_Goal_: Transcribe all the records exactly and omit any images they hold.

Rows from a dataset of charts and code:
((
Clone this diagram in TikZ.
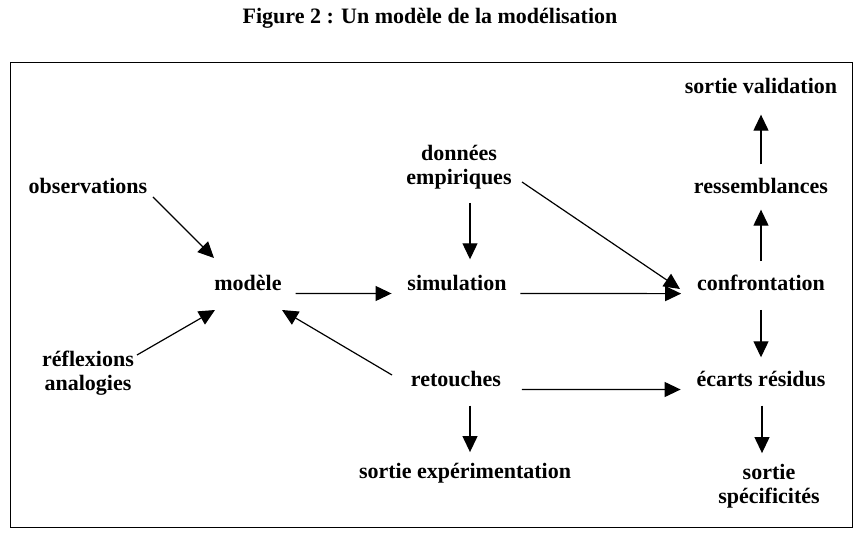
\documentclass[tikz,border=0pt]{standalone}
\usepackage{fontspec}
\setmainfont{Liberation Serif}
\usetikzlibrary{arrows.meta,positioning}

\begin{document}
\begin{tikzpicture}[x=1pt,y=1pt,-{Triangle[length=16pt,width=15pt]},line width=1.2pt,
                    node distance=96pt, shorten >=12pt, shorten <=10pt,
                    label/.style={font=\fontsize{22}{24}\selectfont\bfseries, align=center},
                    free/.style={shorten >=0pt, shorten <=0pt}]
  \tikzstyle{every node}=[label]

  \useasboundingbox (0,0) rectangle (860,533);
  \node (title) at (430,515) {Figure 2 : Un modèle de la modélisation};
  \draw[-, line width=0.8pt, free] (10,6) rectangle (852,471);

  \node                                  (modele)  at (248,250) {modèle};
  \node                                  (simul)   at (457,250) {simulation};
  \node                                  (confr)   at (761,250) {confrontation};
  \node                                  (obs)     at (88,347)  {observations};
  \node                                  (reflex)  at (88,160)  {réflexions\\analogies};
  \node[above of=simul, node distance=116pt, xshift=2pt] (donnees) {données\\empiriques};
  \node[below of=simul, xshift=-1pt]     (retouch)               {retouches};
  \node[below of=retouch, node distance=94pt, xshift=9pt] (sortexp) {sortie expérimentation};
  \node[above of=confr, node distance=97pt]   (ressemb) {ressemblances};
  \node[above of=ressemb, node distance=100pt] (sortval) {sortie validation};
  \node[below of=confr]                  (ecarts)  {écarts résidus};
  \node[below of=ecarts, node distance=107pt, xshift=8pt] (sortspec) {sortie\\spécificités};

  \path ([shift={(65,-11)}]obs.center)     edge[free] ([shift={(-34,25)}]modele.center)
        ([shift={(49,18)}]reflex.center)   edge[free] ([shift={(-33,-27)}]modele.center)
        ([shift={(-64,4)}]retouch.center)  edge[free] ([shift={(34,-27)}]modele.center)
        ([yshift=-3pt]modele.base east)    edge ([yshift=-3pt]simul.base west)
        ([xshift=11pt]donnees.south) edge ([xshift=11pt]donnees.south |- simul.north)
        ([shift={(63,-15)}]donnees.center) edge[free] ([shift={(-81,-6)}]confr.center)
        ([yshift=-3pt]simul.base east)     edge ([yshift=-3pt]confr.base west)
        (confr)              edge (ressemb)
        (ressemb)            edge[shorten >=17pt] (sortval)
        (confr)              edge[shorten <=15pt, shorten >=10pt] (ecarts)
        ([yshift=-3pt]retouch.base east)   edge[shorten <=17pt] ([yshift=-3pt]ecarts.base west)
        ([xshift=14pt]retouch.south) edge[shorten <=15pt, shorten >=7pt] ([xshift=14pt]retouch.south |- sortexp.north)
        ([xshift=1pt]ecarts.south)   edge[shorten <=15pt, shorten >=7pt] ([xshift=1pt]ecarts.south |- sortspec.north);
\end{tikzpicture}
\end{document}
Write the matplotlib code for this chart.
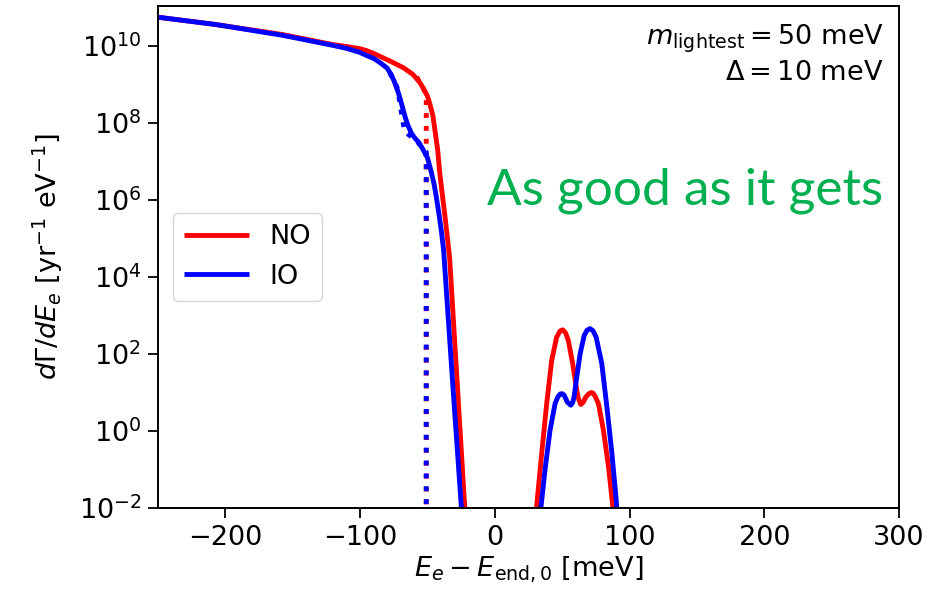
))
_Response to the exercise_:
Clone this diagram in TikZ.
\documentclass[tikz,border=0pt]{standalone}
\usepackage{fontspec}
\setmainfont{Liberation Serif}
\usetikzlibrary{arrows.meta,positioning}

\begin{document}
\begin{tikzpicture}[x=1pt,y=1pt,-{Triangle[length=16pt,width=15pt]},line width=1.2pt,
                    node distance=96pt, shorten >=12pt, shorten <=10pt,
                    label/.style={font=\fontsize{22}{24}\selectfont\bfseries, align=center},
                    free/.style={shorten >=0pt, shorten <=0pt}]
  \tikzstyle{every node}=[label]

  \useasboundingbox (0,0) rectangle (860,533);
  \node (title) at (430,515) {Figure 2 : Un modèle de la modélisation};
  \draw[-, line width=0.8pt, free] (10,6) rectangle (852,471);

  \node                                  (modele)  at (248,250) {modèle};
  \node                                  (simul)   at (457,250) {simulation};
  \node                                  (confr)   at (761,250) {confrontation};
  \node                                  (obs)     at (88,347)  {observations};
  \node                                  (reflex)  at (88,160)  {réflexions\\analogies};
  \node[above of=simul, node distance=116pt, xshift=2pt] (donnees) {données\\empiriques};
  \node[below of=simul, xshift=-1pt]     (retouch)               {retouches};
  \node[below of=retouch, node distance=94pt, xshift=9pt] (sortexp) {sortie expérimentation};
  \node[above of=confr, node distance=97pt]   (ressemb) {ressemblances};
  \node[above of=ressemb, node distance=100pt] (sortval) {sortie validation};
  \node[below of=confr]                  (ecarts)  {écarts résidus};
  \node[below of=ecarts, node distance=107pt, xshift=8pt] (sortspec) {sortie\\spécificités};

  \path ([shift={(65,-11)}]obs.center)     edge[free] ([shift={(-34,25)}]modele.center)
        ([shift={(49,18)}]reflex.center)   edge[free] ([shift={(-33,-27)}]modele.center)
        ([shift={(-64,4)}]retouch.center)  edge[free] ([shift={(34,-27)}]modele.center)
        ([yshift=-3pt]modele.base east)    edge ([yshift=-3pt]simul.base west)
        ([xshift=11pt]donnees.south) edge ([xshift=11pt]donnees.south |- simul.north)
        ([shift={(63,-15)}]donnees.center) edge[free] ([shift={(-81,-6)}]confr.center)
        ([yshift=-3pt]simul.base east)     edge ([yshift=-3pt]confr.base west)
        (confr)              edge (ressemb)
        (ressemb)            edge[shorten >=17pt] (sortval)
        (confr)              edge[shorten <=15pt, shorten >=10pt] (ecarts)
        ([yshift=-3pt]retouch.base east)   edge[shorten <=17pt] ([yshift=-3pt]ecarts.base west)
        ([xshift=14pt]retouch.south) edge[shorten <=15pt, shorten >=7pt] ([xshift=14pt]retouch.south |- sortexp.north)
        ([xshift=1pt]ecarts.south)   edge[shorten <=15pt, shorten >=7pt] ([xshift=1pt]ecarts.south |- sortspec.north);
\end{tikzpicture}
\end{document}
Write the matplotlib code for this chart.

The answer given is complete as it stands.